* _WHAT YOU SHOULD DO_
Restate the data exactly as given and keep the pictures out.

* _COLLECTED MATERIAL_
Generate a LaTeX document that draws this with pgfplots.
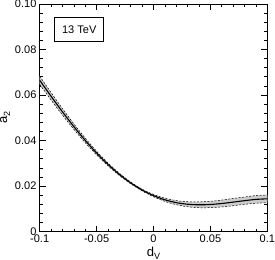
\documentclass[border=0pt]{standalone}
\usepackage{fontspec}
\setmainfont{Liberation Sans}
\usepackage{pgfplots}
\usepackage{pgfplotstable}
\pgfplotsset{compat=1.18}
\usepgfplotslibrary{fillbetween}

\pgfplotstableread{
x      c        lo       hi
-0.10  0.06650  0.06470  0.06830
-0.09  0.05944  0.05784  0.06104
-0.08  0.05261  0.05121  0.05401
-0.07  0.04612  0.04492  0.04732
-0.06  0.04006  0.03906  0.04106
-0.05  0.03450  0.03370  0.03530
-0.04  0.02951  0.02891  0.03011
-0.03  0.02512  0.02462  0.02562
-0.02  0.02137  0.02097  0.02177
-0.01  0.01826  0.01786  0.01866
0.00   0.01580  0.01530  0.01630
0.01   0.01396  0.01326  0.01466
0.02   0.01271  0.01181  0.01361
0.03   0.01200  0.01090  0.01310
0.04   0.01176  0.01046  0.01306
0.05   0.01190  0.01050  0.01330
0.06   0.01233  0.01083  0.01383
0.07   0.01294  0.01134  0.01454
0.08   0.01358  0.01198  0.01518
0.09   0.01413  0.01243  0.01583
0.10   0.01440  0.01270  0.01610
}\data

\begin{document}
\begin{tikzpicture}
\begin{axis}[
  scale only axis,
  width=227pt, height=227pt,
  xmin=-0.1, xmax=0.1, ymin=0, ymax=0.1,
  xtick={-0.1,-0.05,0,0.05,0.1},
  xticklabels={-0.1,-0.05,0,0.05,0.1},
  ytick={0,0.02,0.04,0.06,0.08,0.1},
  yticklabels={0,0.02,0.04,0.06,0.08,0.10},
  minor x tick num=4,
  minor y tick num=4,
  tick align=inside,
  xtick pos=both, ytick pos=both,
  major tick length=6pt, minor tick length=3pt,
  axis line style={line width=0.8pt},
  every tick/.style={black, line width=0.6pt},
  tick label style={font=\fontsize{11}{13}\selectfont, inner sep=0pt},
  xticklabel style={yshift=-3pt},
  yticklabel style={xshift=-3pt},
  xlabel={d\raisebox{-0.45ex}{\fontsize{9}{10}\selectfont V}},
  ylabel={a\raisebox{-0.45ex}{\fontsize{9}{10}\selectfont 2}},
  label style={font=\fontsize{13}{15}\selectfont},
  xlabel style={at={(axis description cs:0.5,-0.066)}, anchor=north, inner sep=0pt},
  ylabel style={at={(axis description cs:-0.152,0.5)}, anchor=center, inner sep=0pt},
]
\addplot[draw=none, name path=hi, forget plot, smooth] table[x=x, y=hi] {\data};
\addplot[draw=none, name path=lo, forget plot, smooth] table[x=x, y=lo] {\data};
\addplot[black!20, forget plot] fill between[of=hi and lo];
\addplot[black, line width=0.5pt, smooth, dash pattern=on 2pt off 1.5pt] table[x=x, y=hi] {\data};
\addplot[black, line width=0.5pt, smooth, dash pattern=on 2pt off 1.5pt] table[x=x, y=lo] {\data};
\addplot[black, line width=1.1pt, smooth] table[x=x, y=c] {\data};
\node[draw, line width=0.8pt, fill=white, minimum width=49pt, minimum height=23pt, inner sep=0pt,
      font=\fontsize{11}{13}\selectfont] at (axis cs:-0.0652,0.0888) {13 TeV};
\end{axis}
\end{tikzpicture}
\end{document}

* _RESULT OF THIS EXERCISE_
Generate a LaTeX document that draws this with pgfplots.
\documentclass[border=0pt]{standalone}
\usepackage{fontspec}
\setmainfont{Liberation Sans}
\usepackage{pgfplots}
\usepackage{pgfplotstable}
\pgfplotsset{compat=1.18}
\usepgfplotslibrary{fillbetween}

\pgfplotstableread{
x      c        lo       hi
-0.10  0.06650  0.06470  0.06830
-0.09  0.05944  0.05784  0.06104
-0.08  0.05261  0.05121  0.05401
-0.07  0.04612  0.04492  0.04732
-0.06  0.04006  0.03906  0.04106
-0.05  0.03450  0.03370  0.03530
-0.04  0.02951  0.02891  0.03011
-0.03  0.02512  0.02462  0.02562
-0.02  0.02137  0.02097  0.02177
-0.01  0.01826  0.01786  0.01866
0.00   0.01580  0.01530  0.01630
0.01   0.01396  0.01326  0.01466
0.02   0.01271  0.01181  0.01361
0.03   0.01200  0.01090  0.01310
0.04   0.01176  0.01046  0.01306
0.05   0.01190  0.01050  0.01330
0.06   0.01233  0.01083  0.01383
0.07   0.01294  0.01134  0.01454
0.08   0.01358  0.01198  0.01518
0.09   0.01413  0.01243  0.01583
0.10   0.01440  0.01270  0.01610
}\data

\begin{document}
\begin{tikzpicture}
\begin{axis}[
  scale only axis,
  width=227pt, height=227pt,
  xmin=-0.1, xmax=0.1, ymin=0, ymax=0.1,
  xtick={-0.1,-0.05,0,0.05,0.1},
  xticklabels={-0.1,-0.05,0,0.05,0.1},
  ytick={0,0.02,0.04,0.06,0.08,0.1},
  yticklabels={0,0.02,0.04,0.06,0.08,0.10},
  minor x tick num=4,
  minor y tick num=4,
  tick align=inside,
  xtick pos=both, ytick pos=both,
  major tick length=6pt, minor tick length=3pt,
  axis line style={line width=0.8pt},
  every tick/.style={black, line width=0.6pt},
  tick label style={font=\fontsize{11}{13}\selectfont, inner sep=0pt},
  xticklabel style={yshift=-3pt},
  yticklabel style={xshift=-3pt},
  xlabel={d\raisebox{-0.45ex}{\fontsize{9}{10}\selectfont V}},
  ylabel={a\raisebox{-0.45ex}{\fontsize{9}{10}\selectfont 2}},
  label style={font=\fontsize{13}{15}\selectfont},
  xlabel style={at={(axis description cs:0.5,-0.066)}, anchor=north, inner sep=0pt},
  ylabel style={at={(axis description cs:-0.152,0.5)}, anchor=center, inner sep=0pt},
]
\addplot[draw=none, name path=hi, forget plot, smooth] table[x=x, y=hi] {\data};
\addplot[draw=none, name path=lo, forget plot, smooth] table[x=x, y=lo] {\data};
\addplot[black!20, forget plot] fill between[of=hi and lo];
\addplot[black, line width=0.5pt, smooth, dash pattern=on 2pt off 1.5pt] table[x=x, y=hi] {\data};
\addplot[black, line width=0.5pt, smooth, dash pattern=on 2pt off 1.5pt] table[x=x, y=lo] {\data};
\addplot[black, line width=1.1pt, smooth] table[x=x, y=c] {\data};
\node[draw, line width=0.8pt, fill=white, minimum width=49pt, minimum height=23pt, inner sep=0pt,
      font=\fontsize{11}{13}\selectfont] at (axis cs:-0.0652,0.0888) {13 TeV};
\end{axis}
\end{tikzpicture}
\end{document}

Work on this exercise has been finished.